The husband argued that he would be “financially crippled” by the trial court’s alimony award, but the appeals court reasoned that the trial court had before it evidence from which it could have concluded that the husband has resources sufficient to pay the alimony the trial court awarded.
In dividing property and awarding alimony, a trial court should consider “the earning abilities of the parties; the future prospects of the parties; their ages and health; the duration of the marriage; [the parties’] stations in life; the marital properties and their sources, values, and types; and the conduct of the parties in relation to the cause of the divorce.” Russell v. Russell, 777 So. 2d 731, 733 (Ala. Civ. App. 2000).

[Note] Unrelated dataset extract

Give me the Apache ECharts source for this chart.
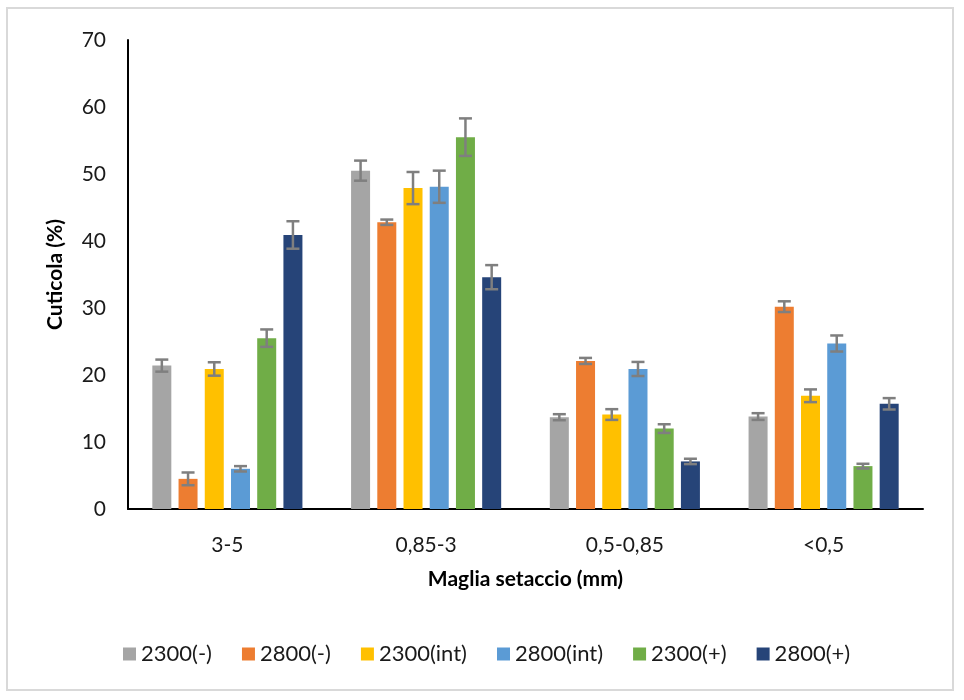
<!DOCTYPE html>
<html>
<head>
<meta charset="utf-8">
<script src="https://cdn.jsdelivr.net/npm/echarts@6/dist/echarts.min.js"></script>
<style>
html,body{margin:0;padding:0;background:#fff;}
#chart{width:964px;height:700px;}
</style>
</head>
<body>
<div id="chart"></div>
<script>
// ---- data ----
var categories = ['3-5', '0,85-3', '0,5-0,85', '<0,5'];
var seriesNames = ['2300(-)', '2800(-)', '2300(int)', '2800(int)', '2300(+)', '2800(+)'];
var v2300m = [21.4, 50.5, 13.7, 13.8];
var v2800m = [4.5, 42.8, 22.1, 30.2];
var v2300i = [20.9, 47.9, 14.1, 16.9];
var v2800i = [6.0, 48.1, 20.9, 24.7];
var v2300p = [25.5, 55.5, 12.0, 6.4];
var v2800p = [40.9, 34.6, 7.1, 15.7];
var e2300m = [0.9, 1.5, 0.45, 0.5];
var e2800m = [0.95, 0.4, 0.45, 0.8];
var e2300i = [1.0, 2.4, 0.8, 0.95];
var e2800i = [0.4, 2.4, 1.05, 1.2];
var e2300p = [1.3, 2.8, 0.65, 0.35];
var e2800p = [2.05, 1.8, 0.4, 0.85];
var yTicks = [0, 10, 20, 30, 40, 50, 60, 70];

var values = [v2300m, v2800m, v2300i, v2800i, v2300p, v2800p];
var errors = [e2300m, e2800m, e2300i, e2800i, e2300p, e2800p];
var colors = ['#A5A5A5', '#ED7D31', '#FFC000', '#5B9BD5', '#70AD47', '#264478'];

var BAR_W = 19;
var GAP_RATIO = 0.38;
var FONT = 'Lato';

var chart = echarts.init(document.getElementById('chart'));

var series = [];
values.forEach(function (vals, i) {
  series.push({
    name: seriesNames[i],
    type: 'bar',
    data: vals,
    barWidth: BAR_W,
    barGap: (GAP_RATIO * 100) + '%',
    itemStyle: { color: colors[i] },
    emphasis: { disabled: true }
  });
});
values.forEach(function (vals, i) {
  var n = values.length;
  var step = BAR_W * (1 + GAP_RATIO);
  var offset = (i - (n - 1) / 2) * step;
  series.push({
    name: 'err' + i,
    type: 'custom',
    z: 10,
    silent: true,
    data: vals.map(function (v, k) { return [k, v, errors[i][k]]; }),
    encode: { x: 0, y: 1 },
    renderItem: function (params, api) {
      var idx = api.value(0), v = api.value(1), e = api.value(2);
      var hi = api.coord([idx, v + e]);
      var lo = api.coord([idx, v - e]);
      var x = hi[0] + offset;
      var cap = 6.5;
      var st = { stroke: '#7F7F7F', lineWidth: 2.5 };
      return {
        type: 'group',
        children: [
          { type: 'line', shape: { x1: x, y1: hi[1], x2: x, y2: lo[1] }, style: st },
          { type: 'line', shape: { x1: x - cap, y1: hi[1], x2: x + cap, y2: hi[1] }, style: st },
          { type: 'line', shape: { x1: x - cap, y1: lo[1], x2: x + cap, y2: lo[1] }, style: st }
        ]
      };
    }
  });
});

var option = {
  backgroundColor: '#ffffff',
  animation: false,
  textStyle: { fontFamily: FONT },
  graphic: [{
    type: 'rect',
    shape: { x: 7, y: 8, width: 946, height: 682 },
    style: { fill: 'none', stroke: '#D9D9D9', lineWidth: 2 },
    silent: true
  }],
  grid: { left: 128, right: 41, top: 40, bottom: 191 },
  legend: {
    data: seriesNames,
    left: 118,
    top: 638,
    itemWidth: 13,
    itemHeight: 13,
    itemGap: 30,
    icon: 'rect',
    textStyle: { fontFamily: FONT, fontSize: 22, color: '#1a1a1a' }
  },
  xAxis: {
    type: 'category',
    data: categories,
    name: 'Maglia setaccio (mm)',
    nameLocation: 'middle',
    nameGap: 60,
    nameTextStyle: { fontFamily: FONT, fontSize: 21, fontWeight: 'bold', color: '#000' },
    axisLine: { lineStyle: { color: '#000', width: 2 } },
    axisTick: { show: false },
    axisLabel: { margin: 26, fontFamily: FONT, fontSize: 21, color: '#1a1a1a' },
    splitLine: { show: false }
  },
  yAxis: {
    type: 'value',
    min: yTicks[0],
    max: yTicks[yTicks.length - 1],
    interval: 10,
    name: 'Cuticola (%)',
    nameLocation: 'middle',
    nameGap: 62,
    nameRotate: 90,
    nameTextStyle: { fontFamily: FONT, fontSize: 21, fontWeight: 'bold', color: '#000' },
    axisLine: { show: true, lineStyle: { color: '#000', width: 2 } },
    axisTick: { show: false },
    axisLabel: { margin: 22, fontFamily: FONT, fontSize: 21, color: '#1a1a1a' },
    splitLine: { show: false }
  },
  series: series
};
chart.setOption(option);
</script>
</body>
</html>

The appeals court acknowledged that the husband’s business was in bankruptcy but noted that, even through its bankruptcy, the business had continued paying the husband a salary. The appeals court also pointed out evidence of the husband’s mistreatment of the wife, from which the trial court could have “drawn inferences adverse to the husband as to the cause of the parties’ divorce.” (On more than one occasion, the husband had openly propositioned other women in the presence of his wife, and there was no evidence that she encouraged or appreciated this behavior).
In light of the foregoing, and given the deference owed by this court to the trial court’s credibility determinations and its decision as to how to weigh the evidence, we must conclude that the record contains sufficient evidence to support the trial court’s award to the wife of $ 1,500 per month in alimony for a limited period of 24 months.
The husband also challenged the trial court’s property division and an award of an attorney’s fee to the wife. On each issue, the appeals court deferred to the judgment of the trial court and affirmed its ruling.